Thursday, April 14, 2011

Spotify makes free marginallyless attractive

Spotify has tried to please the labels by cutting the hours on offer for its Free Users from 20 hours to 10, and introduced an arbitrary rule meaning you can only play a track five times. (Presumably, since the system struggles to recognise a track that appears on an album and a compilation, some tracks there might be a workaround that doesn't involve AudioHijack Pro).

The Guardian's Charles Arthur is very good on the real story:

To put it bluntly: Spotify is cutting the amount of free music people can listen to in order to please the American labels with which it is agonisingly negotiating to try to get permission to launch in the US. The fact is that the labels there – and for that matter in Europe – don't like Spotify allowing people to listen to so much music for free (even though Spotify pays them the stipulated amount per track, whether the customer is listening for free or on a paid subscription).
[...]
That overlooks the reality, which is that the internet's openness means that if you can't get your music for a low cost in one place, then you'll find someone ignoring the rules and offering it for free somewhere else.

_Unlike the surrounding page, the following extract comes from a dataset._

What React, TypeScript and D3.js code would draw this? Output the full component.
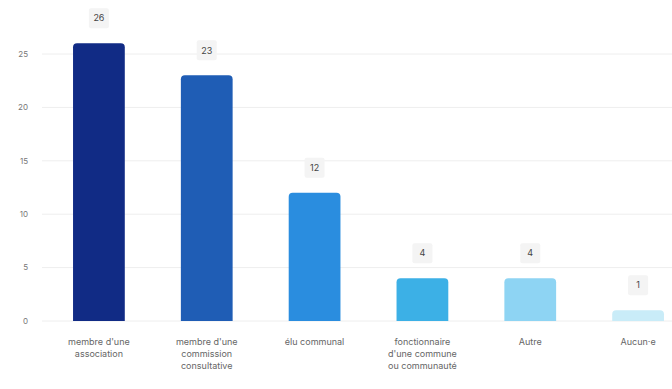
import React from "react";
import * as d3 from "d3";

const categories: string[][] = [
  ["membre d'une", "association"],
  ["membre d'une", "commission", "consultative"],
  ["élu communal"],
  ["fonctionnaire", "d'une commune", "ou communauté"],
  ["Autre"],
  ["Aucun·e"],
];
const values: number[] = [26, 23, 12, 4, 4, 1];
const colors: string[] = ["#112b85", "#1f5db5", "#2a8ddf", "#3cb0e6", "#8ed4f3", "#c9ecf8"];
const yTicks: number[] = [0, 5, 10, 15, 20, 25];

const W = 672;
const H = 389;

export default function App() {
  const x = d3
    .scaleBand<number>()
    .domain(values.map((_, i) => i))
    .range([45, 692])
    .paddingInner(0.52)
    .paddingOuter(0.26);
  const y = d3.scaleLinear().domain([0, 25]).range([321, 54]);
  const bw = x.bandwidth();

  return (
    <svg
      width={W}
      height={H}
      style={{ position: "absolute", left: 0, top: 0, fontFamily: "Inter, 'Noto Sans', sans-serif" }}
    >
      <rect width={W} height={H} fill="#ffffff" />
      {yTicks.map((t) => (
        <g key={t}>
          <line x1={42} x2={W} y1={y(t)} y2={y(t)} stroke="#eeeeee" strokeWidth={1} />
          <text x={28} y={y(t)} dy="0.35em" textAnchor="end" fontSize={8} fill="#777">
            {t}
          </text>
        </g>
      ))}
      {values.map((v, i) => {
        const x0 = x(i)!;
        const yt = y(v);
        const h = y(0) - yt;
        const r = Math.min(4, h);
        const path = `M${x0},${y(0)} L${x0},${yt + r} Q${x0},${yt} ${x0 + r},${yt} L${x0 + bw - r},${yt} Q${x0 + bw},${yt} ${x0 + bw},${yt + r} L${x0 + bw},${y(0)} Z`;
        const cx = x0 + bw / 2;
        return (
          <g key={i}>
            <path d={path} fill={colors[i]} />
            <rect x={cx - 10} y={yt - 35} width={20} height={20} fill="#f4f4f4" rx={2} />
            <text x={cx} y={yt - 25} dy="0.35em" textAnchor="middle" fontSize={9} fill="#444">
              {v}
            </text>
            <text x={cx} y={345} textAnchor="middle" fontSize={9} fill="#666">
              {categories[i].map((line, j) => (
                <tspan key={j} x={cx} dy={j === 0 ? 0 : 12}>
                  {line}
                </tspan>
              ))}
            </text>
          </g>
        );
      })}
    </svg>
  );
}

It also ignores the reality about the effect Spotify has on digital revenues for the music business. It's the second single largest source of digital music revenue for labels in Europe, according to IFPI's latest report. And last week, Billboard magazine reported that countries where Spotify is licensed saw an average digital revenue growth rate of 43% in 2010. By contrast, neighbouring countries – including Germany, Austria, Belgium, Denmark, Italy, Portugal and Switzerland – saw only 9.3% digital growth last year. That's based on IFPI data too.
Spotify insist the move isn't about trying to transition free users to paid, nor to cut back on costs. Indeed, in its blog, Spotify stresses that if this was the idea it wouldn't really have much effect:
The changes we’re having to make will mainly affect heavier Spotify Free and Open users, as most of you use Spotify to discover music – on average over 50 new tracks per month, even after a year. Plus, the average user won’t reach the limit on plays for 7 out of 10 tracks, after a year of using Spotify. For those of you using Spotify to find new tracks to enjoy and share with friends, these changes shouldn’t get in the way of you doing that. Rest assured that we’ll continue to bring you the biggest and most diverse music catalogue available.
They might as well have called it Project Empty Gesture To Stop Freaking Out The Old Guys.